【メーサーロシュ・マールタ監督特集】『マリとユリ』言いたいことは分かる、でも決まりなんだ

マリとユリ(1977)
Ök ketten

監督:メーサーロシュ・マールタ
出演:マリナ・ヴラディ、リリ・モノリ、ヤン・ノヴィツキetc

評価:65点

おはようございます、チェ・ブンブンです。

昨今、マニアックな映画のリバイバル上映が盛んに行われている。2023年上半期はオタール・イオセリアーニ特集が話題となったが、もう一つ注目の特集がある。それはメーサーロシュ・マールタ特集である。ベルリン国際映画祭やカンヌ国際映画祭での受賞歴がありながらこれまで日本ではほとんど紹介されていなかった監督メーサーロシュ・マールタ。昨年、MUBIで特集が組まれ界隈で注目されていたが、日本にも上陸することとなった。2023/5/26より新宿シネマカリテ他にて始まるこの特集に先駆けて、今回ライトフィルムさんのご厚意で一足早く彼女の作品を観ました。今回は、カンヌ国際映画祭にて国際批評家連盟賞を受賞した『マリとユリ』を観ていく。

『マリとユリ』あらすじ

1975年の「アダプション ある母と娘の記録」で女性として初めてベルリン国際映画祭金熊賞を受賞したハンガリーのメーサーロシュ・マールタ監督が、家父長制の残る1970年代ハンガリーでつらい結婚生活を送る2人の女性の連帯を、厳しくも誠実なまなざしで描いたドラマ。

偏狭な夫と暮らす中年女性マリと、アルコール依存の夫を持つ若い女性ユリ。つらい結婚生活を送る彼女たちは、慰めを求めあう。

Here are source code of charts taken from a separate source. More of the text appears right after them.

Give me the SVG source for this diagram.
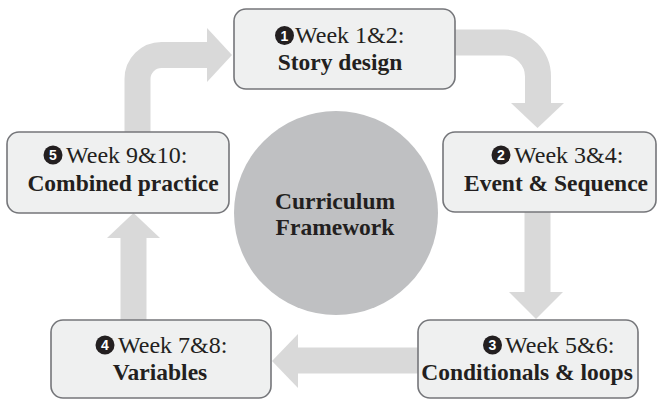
<svg xmlns="http://www.w3.org/2000/svg" width="657" height="401" viewBox="0 0 657 401">
  <defs>
    <style>
      .box { fill: #eff0f0; stroke: #75767a; stroke-width: 1.6; }
      .shaft { fill: none; stroke: #d9d9d9; stroke-width: 26; stroke-linecap: butt; }
      .head { fill: #d9d9d9; }
      .hub { fill: #bfc0c2; }
      .reg { font-size: 24px; fill: #231f20; }
      .bold { font-size: 23.5px; font-weight: bold; fill: #231f20; text-anchor: middle; }
      .badge { fill: #231f20; }
      .num { font-size: 14px; font-weight: bold; fill: #ffffff; text-anchor: middle; }
    </style>
  </defs>

  <rect width="657" height="401" fill="#ffffff"/>

  <!-- connectors: thick grey block arrows running clockwise -->
  <g id="connectors">
    <!-- week 9&10 back up to week 1&2 -->
    <path class="shaft" d="M137.5,132 V79 A24,24 0 0 1 161.5,55 H208"/>
    <polygon class="head" points="207,28 232,55 207,82"/>
    <!-- week 1&2 down to week 3&4 -->
    <path class="shaft" d="M455,42.5 H504 A34,34 0 0 1 538,76.5 V104"/>
    <polygon class="head" points="511,103 564,103 537.5,128"/>
    <!-- week 3&4 down to week 5&6 -->
    <path class="shaft" d="M537.5,212 V293"/>
    <polygon class="head" points="509,292 563,292 536,319"/>
    <!-- week 5&6 left to week 7&8 -->
    <path class="shaft" d="M418,360.5 H297"/>
    <polygon class="head" points="298,334 298,388 272,361"/>
    <!-- week 7&8 up to week 9&10 -->
    <path class="shaft" d="M133.5,320 V237"/>
    <polygon class="head" points="107,238 160,238 133.5,213"/>
  </g>

  <g font-family="Liberation Serif, serif">
    <g id="hub">
      <circle class="hub" cx="336" cy="213" r="102"/>
      <text class="bold" x="335" y="209">Curriculum</text>
      <text class="bold" x="335" y="235">Framework</text>
    </g>

    <g id="week1">
      <rect class="box" x="234" y="9" width="221" height="80" rx="12"/>
      <circle class="badge" cx="284.5" cy="35.5" r="9.5"/>
      <text class="num" x="284.5" y="40.5" font-family="Liberation Sans, sans-serif">1</text>
      <text class="reg" x="295" y="43">Week 1&amp;2:</text>
      <text class="bold" x="340" y="69.5">Story design</text>
    </g>

    <g id="week3">
      <rect class="box" x="443" y="132" width="213" height="80" rx="12"/>
      <circle class="badge" cx="501" cy="155" r="9.5"/>
      <text class="num" x="501" y="160" font-family="Liberation Sans, sans-serif">2</text>
      <text class="reg" x="514" y="163">Week 3&amp;4:</text>
      <text class="bold" x="556" y="191">Event &amp; Sequence</text>
    </g>

    <g id="week5">
      <rect class="box" x="418" y="320" width="220" height="78" rx="12"/>
      <circle class="badge" cx="492.5" cy="345" r="9.5"/>
      <text class="num" x="492.5" y="350" font-family="Liberation Sans, sans-serif">3</text>
      <text class="reg" x="505" y="353">Week 5&amp;6:</text>
      <text class="bold" x="527" y="380">Conditionals &amp; loops</text>
    </g>

    <g id="week7">
      <rect class="box" x="51" y="320" width="220" height="78" rx="12"/>
      <circle class="badge" cx="105" cy="345" r="9.5"/>
      <text class="num" x="105" y="350" font-family="Liberation Sans, sans-serif">4</text>
      <text class="reg" x="118" y="353">Week 7&amp;8:</text>
      <text class="bold" x="160" y="380">Variables</text>
    </g>

    <g id="week9">
      <rect class="box" x="7" y="132" width="222" height="81" rx="12"/>
      <circle class="badge" cx="53" cy="155" r="9.5"/>
      <text class="num" x="53" y="160" font-family="Liberation Sans, sans-serif">5</text>
      <text class="reg" x="66" y="163">Week 9&amp;10:</text>
      <text class="bold" x="123" y="191">Combined practice</text>
    </g>
  </g>
</svg>
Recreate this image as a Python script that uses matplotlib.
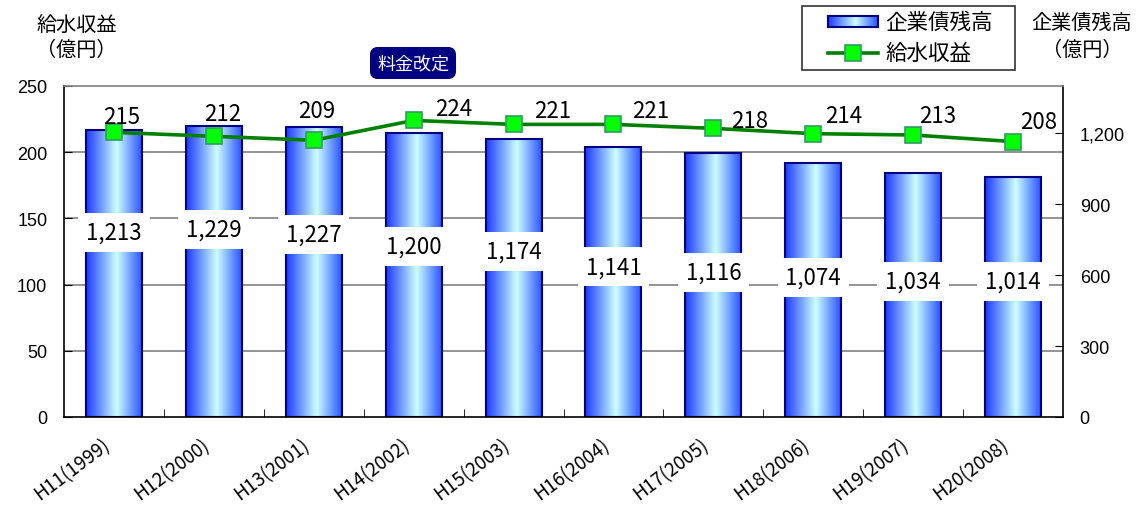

やがて互いの葛藤について知った2人は、それぞれの未来のため、ある選択をする。

「彼女について私が知っている二、三の事柄」のマリナ・ブラディがマリ、メーサーロシュ監督作の常連俳優モノリ・リリがユリを演じた。日本では「メーサーロシュ・マールタ監督特集上映」(2023年5月26日~、新宿シネマカリテほか全国順次公開)にて劇場初公開。

映画.comより引用

言いたいことは分かる、でも決まりなんだ

工場で働くユリはアル中の夫との都合で娘を寮に連れてくる。しかし、真面目な人から「娘をここにいさせてはいけない」と語る。ルールを重んじる彼女は「理由はわかるけれども規則だから」を口癖に彼女を追い詰めていく。本作は、正論で縛られた世界の閉塞感を徹底的に魅せていく。たとえば、寮からセーターが盗まれる事件が発生するのだが、正義感溢れる者が「セーターが見つかるまで外出禁止だ」と言い始めるのである。ルールを遵守している自分のアイデンティティを維持するために、他者のいかなるルール逸脱を認めない。それにより、逃げ道がなくなり苦悩する従業員像が観ていていたたまれなくなる。メーサーロシュ・マールタにとって工場とは、社会のシステムを暗示しており、人間が歯車として逸脱なく働くことを強要する場所として描かれている。今回は社員寮が物語の中心としてあるが、一貫した作劇であることが分かる。確かに彼女の映画は連続して観た方が発見ある作家だと感じた。